— START Data section —

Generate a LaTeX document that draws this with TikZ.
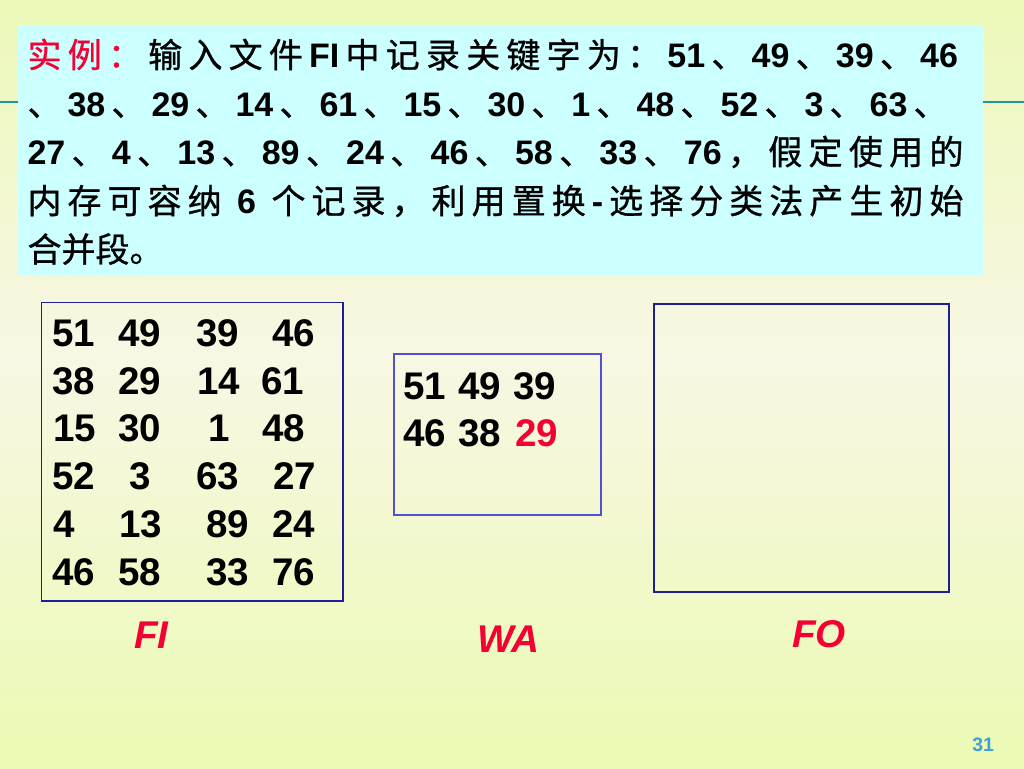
\documentclass[tikz,border=0pt]{standalone}
\usepackage{fontspec}
\setmainfont{Liberation Sans}
\newfontfamily\cjk{Noto Sans CJK SC}[FakeBold=0.8]
\newfontfamily\lsb{Liberation Sans}
\definecolor{tred}{RGB}{245,0,50}
\definecolor{cyanbg}{RGB}{204,255,255}
\definecolor{teal1}{RGB}{30,150,165}
\definecolor{boxblue}{RGB}{30,30,150}
\definecolor{wablue}{RGB}{80,80,210}
\definecolor{pgblue}{RGB}{60,160,220}
\definecolor{bgtop}{RGB}{226,250,150}
\definecolor{bgmid}{RGB}{248,247,228}
\definecolor{bgbot}{RGB}{226,252,148}
\pgfdeclareverticalshading{bgshade}{100bp}{color(0bp)=(bgbot); color(8bp)=(bgbot); color(52bp)=(bgmid); color(93bp)=(bgtop); color(100bp)=(bgtop)}
\newdimen\px \px=0.75pt
\newcommand\nb[1]{{\lsb\bfseries #1}}
\newcommand\rd[1]{{\color{tred}#1}}
\def\jtend{JTEND}
\def\jt#1{\jtA#1\jtend}
\def\jtA#1{#1\jtB}
\def\jtB#1{\ifx\jtend#1\else\hfil#1\expandafter\jtB\fi}
\tikzset{
  tline/.style={anchor=base west, inner sep=0pt, outer sep=0pt, font=\cjk\fontsize{25.5pt}{30pt}\selectfont},
  fnum/.style={anchor=base west, inner sep=0pt, outer sep=0pt, font=\lsb\bfseries\fontsize{28.9pt}{34pt}\selectfont},
  lbl/.style={anchor=base west, inner sep=0pt, outer sep=0pt, text=tred, font=\lsb\bfseries\itshape\fontsize{29pt}{34pt}\selectfont},
  frame/.style={draw=boxblue, line width=0.9pt, anchor=north west, inner sep=0pt, outer sep=0pt},
}
\begin{document}
\begin{tikzpicture}[x=0.75pt,y=-0.75pt]
\useasboundingbox (0,0) rectangle (1024,768);
\shade[shading=bgshade] (0,0) rectangle (1024,768);
% teal rule behind the title box
\coordinate (ruleL) at (0,102);
\coordinate (ruleR) at (1024,102);
\draw[teal1, line width=1.9pt] (ruleL) -- (ruleR);
% title box
\node[fill=cyanbg, anchor=north west, inner sep=0pt, outer sep=0pt,
      minimum width=965\px, minimum height=250\px] (titlebox) at (18,25) {};
\node[tline] (l1) at (27.5,67.5) {\makebox[930.5\px][s]{\jt{{\rd{实}}{\rd{例}}{\rd{：}}输入文件{\nb{FI}}中记录关键字为：{\nb{51}}、{\nb{49}}、{\nb{39}}、{\nb{46}}}}};
\node[tline] (l2) at (27.5,116) {\makebox[920\px][s]{\jt{、{\nb{38}}、{\nb{29}}、{\nb{14}}、{\nb{61}}、{\nb{15}}、{\nb{30}}、{\nb{1}}、{\nb{48}}、{\nb{52}}、{\nb{3}}、{\nb{63}}、}}};
\node[tline] (l3) at (27.5,164.5) {\makebox[936\px][s]{\jt{{\nb{27}}、{\nb{4}}、{\nb{13}}、{\nb{89}}、{\nb{24}}、{\nb{46}}、{\nb{58}}、{\nb{33}}、{\nb{76}}，假定使用的}}};
\node[tline] (l4) at (27.5,213.5) {\makebox[936\px][s]{\jt{内存可容纳{\nb{~6~}}个记录，利用置换{\nb{-}}选择分类法产生初始}}};
\node[tline] (l5) at (27.5,262) {合并段。};
% boxes
\node[frame, minimum width=301.5\px, minimum height=298.5\px] (fibox) at (41.5,302.5) {};
\node[frame, draw=wablue, minimum width=207\px, minimum height=161\px] (wabox) at (394,354) {};
\node[frame, minimum width=295\px, minimum height=288\px] (fobox) at (654,304) {};
% FI contents
\foreach \xx/\yy/\tt [count=\i] in {
  52.5/346.5/51, 118.5/346.5/49, 196.5/346.5/39, 272.5/346.5/46,
  52.5/394.2/38, 118.5/394.2/29, 197/394.2/14, 261.5/394.2/61,
  53/441.9/15, 118.5/441.9/30, 208.5/441.9/1, 262.5/441.9/48,
  52.5/489.6/52, 129.5/489.6/3, 196.5/489.6/63, 273.5/489.6/27,
  53/537.3/4, 119/537.3/13, 206.5/537.3/89, 272.5/537.3/24,
  52.5/585/46, 118.5/585/58, 206.5/585/33, 272.5/585/76}
  \node[fnum] (fi\i) at (\xx,\yy) {\tt};
% WA contents
\node[fnum] (wa1) at (403.5,399) {51};
\node[fnum] (wa2) at (458.5,399) {49};
\node[fnum] (wa3) at (513.5,399) {39};
\node[fnum] (wa4) at (403.5,446.7) {46};
\node[fnum] (wa5) at (458.5,446.7) {38};
\node[fnum, text=tred] (wa6) at (515,446.7) {29};
% labels
\node[lbl] (fiLbl) at (134,648) {FI};
\node[lbl] (waLbl) at (477,652) {WA};
\node[lbl] (foLbl) at (792,647) {FO};
\node[anchor=base west, inner sep=0pt, text=pgblue, font=\lsb\bfseries\fontsize{14.6pt}{17pt}\selectfont] (pg) at (972,751) {31};
\end{tikzpicture}
\end{document}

— END Data section —

Go through the listing above and write it out again exactly, dropping the pictures.

Generate a LaTeX document that draws this with TikZ.
\documentclass[tikz,border=0pt]{standalone}
\usepackage{fontspec}
\setmainfont{Liberation Sans}
\newfontfamily\cjk{Noto Sans CJK SC}[FakeBold=0.8]
\newfontfamily\lsb{Liberation Sans}
\definecolor{tred}{RGB}{245,0,50}
\definecolor{cyanbg}{RGB}{204,255,255}
\definecolor{teal1}{RGB}{30,150,165}
\definecolor{boxblue}{RGB}{30,30,150}
\definecolor{wablue}{RGB}{80,80,210}
\definecolor{pgblue}{RGB}{60,160,220}
\definecolor{bgtop}{RGB}{226,250,150}
\definecolor{bgmid}{RGB}{248,247,228}
\definecolor{bgbot}{RGB}{226,252,148}
\pgfdeclareverticalshading{bgshade}{100bp}{color(0bp)=(bgbot); color(8bp)=(bgbot); color(52bp)=(bgmid); color(93bp)=(bgtop); color(100bp)=(bgtop)}
\newdimen\px \px=0.75pt
\newcommand\nb[1]{{\lsb\bfseries #1}}
\newcommand\rd[1]{{\color{tred}#1}}
\def\jtend{JTEND}
\def\jt#1{\jtA#1\jtend}
\def\jtA#1{#1\jtB}
\def\jtB#1{\ifx\jtend#1\else\hfil#1\expandafter\jtB\fi}
\tikzset{
  tline/.style={anchor=base west, inner sep=0pt, outer sep=0pt, font=\cjk\fontsize{25.5pt}{30pt}\selectfont},
  fnum/.style={anchor=base west, inner sep=0pt, outer sep=0pt, font=\lsb\bfseries\fontsize{28.9pt}{34pt}\selectfont},
  lbl/.style={anchor=base west, inner sep=0pt, outer sep=0pt, text=tred, font=\lsb\bfseries\itshape\fontsize{29pt}{34pt}\selectfont},
  frame/.style={draw=boxblue, line width=0.9pt, anchor=north west, inner sep=0pt, outer sep=0pt},
}
\begin{document}
\begin{tikzpicture}[x=0.75pt,y=-0.75pt]
\useasboundingbox (0,0) rectangle (1024,768);
\shade[shading=bgshade] (0,0) rectangle (1024,768);
% teal rule behind the title box
\coordinate (ruleL) at (0,102);
\coordinate (ruleR) at (1024,102);
\draw[teal1, line width=1.9pt] (ruleL) -- (ruleR);
% title box
\node[fill=cyanbg, anchor=north west, inner sep=0pt, outer sep=0pt,
      minimum width=965\px, minimum height=250\px] (titlebox) at (18,25) {};
\node[tline] (l1) at (27.5,67.5) {\makebox[930.5\px][s]{\jt{{\rd{实}}{\rd{例}}{\rd{：}}输入文件{\nb{FI}}中记录关键字为：{\nb{51}}、{\nb{49}}、{\nb{39}}、{\nb{46}}}}};
\node[tline] (l2) at (27.5,116) {\makebox[920\px][s]{\jt{、{\nb{38}}、{\nb{29}}、{\nb{14}}、{\nb{61}}、{\nb{15}}、{\nb{30}}、{\nb{1}}、{\nb{48}}、{\nb{52}}、{\nb{3}}、{\nb{63}}、}}};
\node[tline] (l3) at (27.5,164.5) {\makebox[936\px][s]{\jt{{\nb{27}}、{\nb{4}}、{\nb{13}}、{\nb{89}}、{\nb{24}}、{\nb{46}}、{\nb{58}}、{\nb{33}}、{\nb{76}}，假定使用的}}};
\node[tline] (l4) at (27.5,213.5) {\makebox[936\px][s]{\jt{内存可容纳{\nb{~6~}}个记录，利用置换{\nb{-}}选择分类法产生初始}}};
\node[tline] (l5) at (27.5,262) {合并段。};
% boxes
\node[frame, minimum width=301.5\px, minimum height=298.5\px] (fibox) at (41.5,302.5) {};
\node[frame, draw=wablue, minimum width=207\px, minimum height=161\px] (wabox) at (394,354) {};
\node[frame, minimum width=295\px, minimum height=288\px] (fobox) at (654,304) {};
% FI contents
\foreach \xx/\yy/\tt [count=\i] in {
  52.5/346.5/51, 118.5/346.5/49, 196.5/346.5/39, 272.5/346.5/46,
  52.5/394.2/38, 118.5/394.2/29, 197/394.2/14, 261.5/394.2/61,
  53/441.9/15, 118.5/441.9/30, 208.5/441.9/1, 262.5/441.9/48,
  52.5/489.6/52, 129.5/489.6/3, 196.5/489.6/63, 273.5/489.6/27,
  53/537.3/4, 119/537.3/13, 206.5/537.3/89, 272.5/537.3/24,
  52.5/585/46, 118.5/585/58, 206.5/585/33, 272.5/585/76}
  \node[fnum] (fi\i) at (\xx,\yy) {\tt};
% WA contents
\node[fnum] (wa1) at (403.5,399) {51};
\node[fnum] (wa2) at (458.5,399) {49};
\node[fnum] (wa3) at (513.5,399) {39};
\node[fnum] (wa4) at (403.5,446.7) {46};
\node[fnum] (wa5) at (458.5,446.7) {38};
\node[fnum, text=tred] (wa6) at (515,446.7) {29};
% labels
\node[lbl] (fiLbl) at (134,648) {FI};
\node[lbl] (waLbl) at (477,652) {WA};
\node[lbl] (foLbl) at (792,647) {FO};
\node[anchor=base west, inner sep=0pt, text=pgblue, font=\lsb\bfseries\fontsize{14.6pt}{17pt}\selectfont] (pg) at (972,751) {31};
\end{tikzpicture}
\end{document}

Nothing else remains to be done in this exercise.